Prudential Staff Union
- Merged into: National Union of Insurance Workers
- Founded: October 1909
- Dissolved: 31 December 1984
- Headquarters: 14-17 Holborn Hall, Grays Inn Road, London
- Location: United Kingdom;
- Members: 6,677 (1925)
- Publication: Prudential Staff Gazette
- Parent organization: National Union of Insurance Workers (from 1964)
- Affiliations: Labour Party, NFIW

= Prudential Staff Union =

Former trade union of the United Kingdom

The Prudential Staff Union was a trade union representing workers at the Prudential insurance company, in the United Kingdom. The only union of insurance workers to affiliate to the Labour Party, it was briefly represented on its National Executive Committee, and for a time sponsored a Member of Parliament.

==History==
In the 1900s, many staff at the Prudential were represented by the National Association of Prudential Assurance Agents (NAPAA). It was led by socialist activists and frequently came into conflict with the company, particularly in its calls for a Charter of Rights for employees. The Prudential Staff Federation was founded in October 1909 as a more moderate rival union. It claimed that the NAPAA was undemocratic, and that it excluded staff other than agents from membership. In contrast, it admitted even superintendents into membership, and called for workers to help the company be more prosperous, an approach strongly favoured by the company's management.

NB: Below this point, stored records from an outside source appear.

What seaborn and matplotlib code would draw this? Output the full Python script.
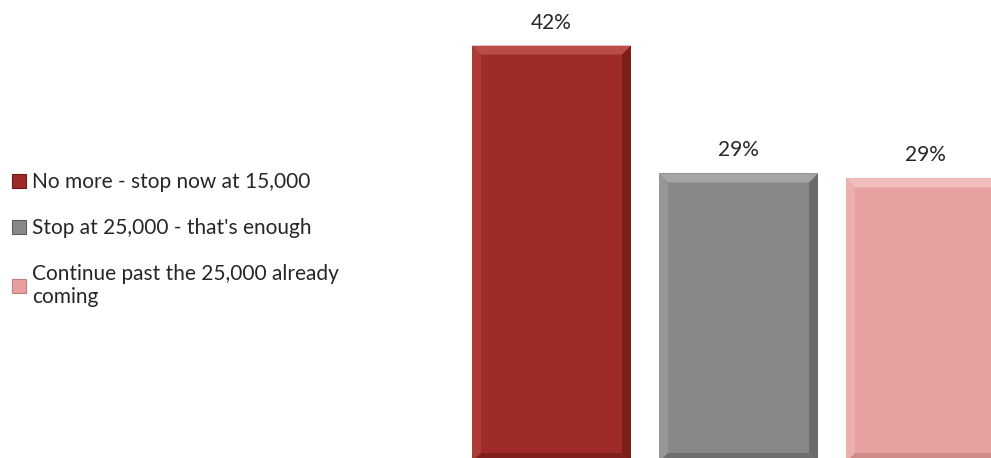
import matplotlib
matplotlib.use("Agg")
import matplotlib.pyplot as plt
from matplotlib.patches import Polygon, Patch
import seaborn as sns
import pandas as pd

# Survey responses: how many more arrivals should be accepted
categories = [
    "No more - stop now at 15,000",
    "Stop at 25,000 - that's enough",
    "Continue past the 25,000 already\ncoming",
]
shares = [42.0, 29.1, 28.6]
colors = ["#9E2B27", "#888888", "#E6A09F"]
light = ["#C0504B", "#A9A9A9", "#F3C2C1"]
dark = ["#6E1A17", "#5E5E5E", "#C07E7D"]

sns.set_theme(style="white")
plt.rcParams["font.family"] = ["Lato", "DejaVu Sans"]

df = pd.DataFrame({"answer": categories, "share": shares})

fig = plt.figure(figsize=(9.91, 4.58), dpi=100)
ax = fig.add_axes([458 / 991, 0.0, 533 / 991, 1.0])

sns.barplot(data=df, x="answer", y="share", hue="answer", palette=colors,
            width=0.85, saturation=1, legend=False, ax=ax, linewidth=0)

ymin, ymax = 0.4, 46.6
ax.set_xlim(-0.5, 2.35)
ax.set_ylim(ymin, ymax)
ax.axis("off")

# bevel edges (pixel-sized, converted to data units)
px_x = (2.35 + 0.5) / 533
px_y = (ymax - ymin) / 458
bev = 9
for i, bar in enumerate(ax.patches):
    x0, y0 = bar.get_x(), bar.get_y()
    w, h = bar.get_width(), bar.get_height()
    x1, y1 = x0 + w, y0 + h
    dx, dy = bev * px_x, bev * px_y
    # top facet
    ax.add_patch(Polygon([(x0, y1), (x1, y1), (x1 - dx, y1 - dy), (x0 + dx, y1 - dy)],
                         closed=True, facecolor=light[i], edgecolor="none", alpha=0.9, zorder=3))
    # left facet
    ax.add_patch(Polygon([(x0, y1), (x0 + dx, y1 - dy), (x0 + dx, y0 + dy), (x0, y0)],
                         closed=True, facecolor=light[i], edgecolor="none", alpha=0.45, zorder=3))
    # right facet
    ax.add_patch(Polygon([(x1, y1), (x1 - dx, y1 - dy), (x1 - dx, y0 + dy), (x1, y0)],
                         closed=True, facecolor=dark[i], edgecolor="none", alpha=0.7, zorder=3))
    # bottom facet
    ax.add_patch(Polygon([(x0, y0), (x0 + dx, y0 + dy), (x1 - dx, y0 + dy), (x1, y0)],
                         closed=True, facecolor=dark[i], edgecolor="none", alpha=0.6, zorder=3))
    # value label
    ax.text(x0 + w / 2, y1 + 23 * px_y, f"{shares[i]:.0f}%", ha="center", va="center",
            fontsize=15, color="#262626")

handles = [Patch(facecolor=c, edgecolor=d, linewidth=0.8) for c, d in zip(colors, dark)]
fig.legend(handles, categories, loc="upper left", bbox_to_anchor=(12 / 991, 1 - 172 / 458),
           frameon=False, fontsize=15, labelcolor="#262626",
           handlelength=0.65, handleheight=0.65, handletextpad=0.3,
           labelspacing=1.25, borderaxespad=0, borderpad=0)

fig.savefig("out.png", dpi=100)
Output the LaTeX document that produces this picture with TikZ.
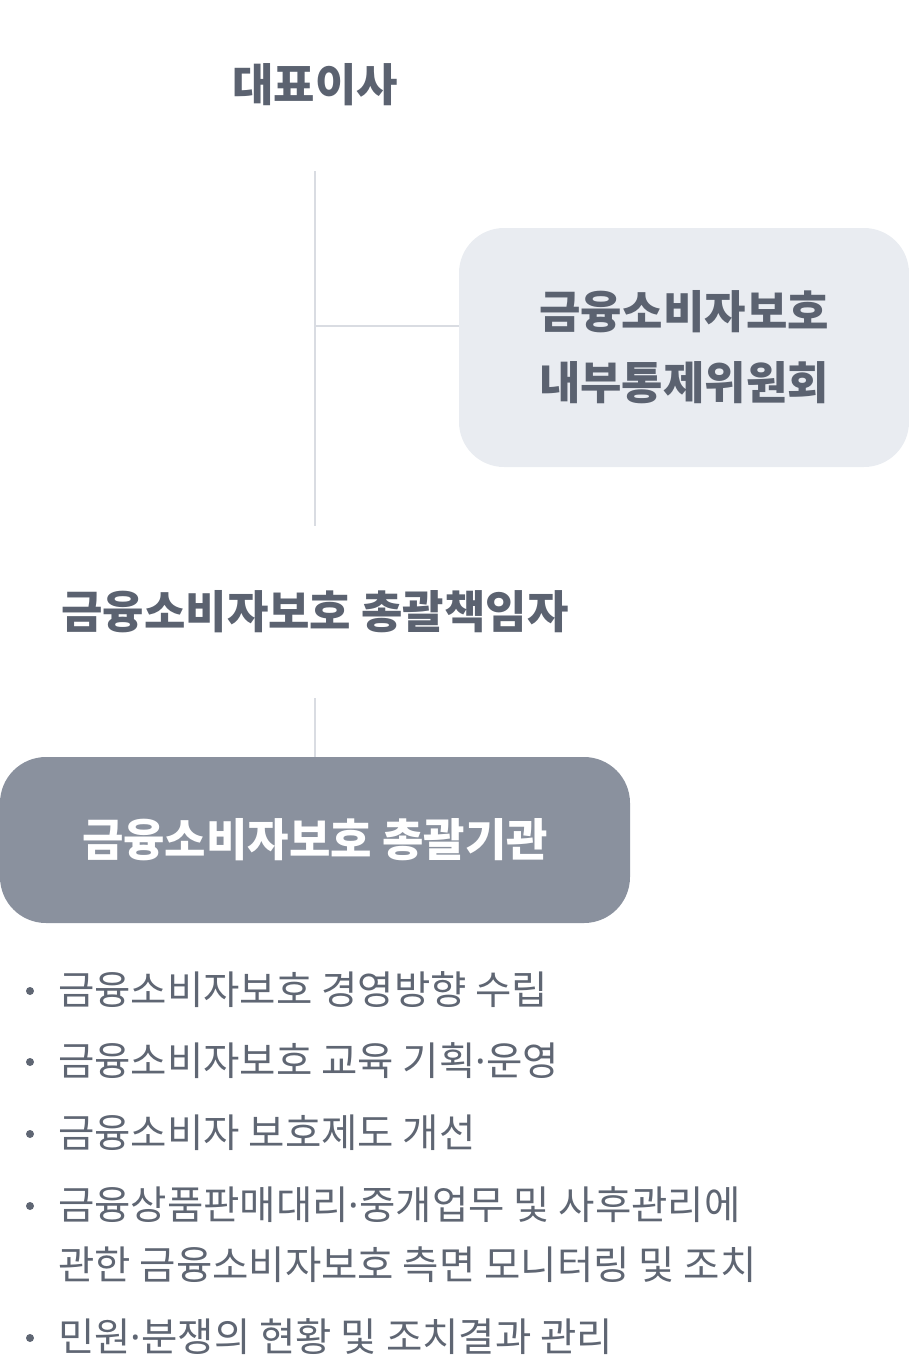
\documentclass[tikz,border=0pt]{standalone}
\usepackage{fontspec}
\setmainfont{Noto Sans CJK KR}
\newfontfamily\dotfont{Noto Sans}
\newcommand{\mdot}{{\dotfont ·}}
\usetikzlibrary{positioning}

\definecolor{inkdark}{HTML}{5B6270}
\definecolor{inktext}{HTML}{5F6673}
\definecolor{linegray}{HTML}{D9DCE2}
\definecolor{paleblue}{HTML}{E9ECF1}
\definecolor{slate}{HTML}{8A919E}

\begin{document}
\begin{tikzpicture}[
x=1pt, y=-1pt,
heading/.style={inner sep=0pt,minimum height=172pt,text=inkdark,font=\fontsize{45}{53}\selectfont\bfseries},
panel/.style={rectangle,rounded corners=45pt,fill=paleblue,minimum width=450pt,minimum height=239pt,align=center,text=inkdark,font=\fontsize{45}{71}\selectfont\bfseries},
office/.style={rectangle,rounded corners=46pt,fill=slate,minimum width=630pt,minimum height=166pt,text=white,font=\fontsize{45}{53}\selectfont\bfseries},
link/.style={draw=linegray,line width=2.5pt},
dot/.style={circle,fill=inktext,inner sep=0pt,minimum size=8pt},
item/.style={anchor=base west,inner sep=0pt,align=left,text=inktext,font=\fontsize{39.5}{60}\selectfont},
]
\useasboundingbox (0,0) rectangle (909,1368);

% Top of the chart
\node[heading] (ceo) at (315,85) {대표이사};
\node[panel] (committee) at (684,347.5) {금융소비자보호\\내부통제위원회};
\node[heading] (cpo) at (315,612) {금융소비자보호 총괄책임자};
\node[office] (dept) at (315,840) {금융소비자보호 총괄기관};

% Connectors
\coordinate (branch) at (315,326);
\draw[link] (ceo) -- (cpo);
\draw[link] (branch) -- (branch -| committee.west);
\draw[link] (cpo) -- (dept);

% Duties of the office (\y = first baseline, \b = last baseline)
\foreach \y/\b/\txt [count=\i] in {
  1004/1004/금융소비자보호 경영방향 수립,
  1075/1075/금융소비자보호 교육 기획\mdot 운영,
  1147/1147/금융소비자 보호제도 개선,
  1219/1279/{금융상품판매대리\mdot 중개업무 및 사후관리에\\관한 금융소비자보호 측면 모니터링 및 조치},
  1351/1351/민원\mdot 분쟁의 현황 및 조치결과 관리}{
  \node[item] (duty\i) at (58,\b) {\txt};
  \node[dot] (bullet\i) at (30,\y-13) {};
}
\end{tikzpicture}
\end{document}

H. Birnage served as general secretary for the first few years, then in 1914 the union appointed Edward Timothy Palmer as his replacement. The federation registered as a trade union in 1915, at which time it had 3,968 members.

Initially named the Prudential Staff Federation, the union became the "Prudential Staff Union" in the early 1920s. It affiliated to the Labour Party, and sponsored Palmer as a candidate in Greenwich in each general election from 1922 to 1929. Palmer won the seat in 1923, and again in 1929. At the 1931 UK general election, the union decided no longer to financially support his candidacy, leaving him to try to fundraise his own expenses, and he lost the seat. Instead, in 1931, much of the union's funds were used to support the successful appeal of its member William Herbert Wallace, who had been charged, convicted, sentenced to death, then had his conviction quashed on the charge of murdering his wife.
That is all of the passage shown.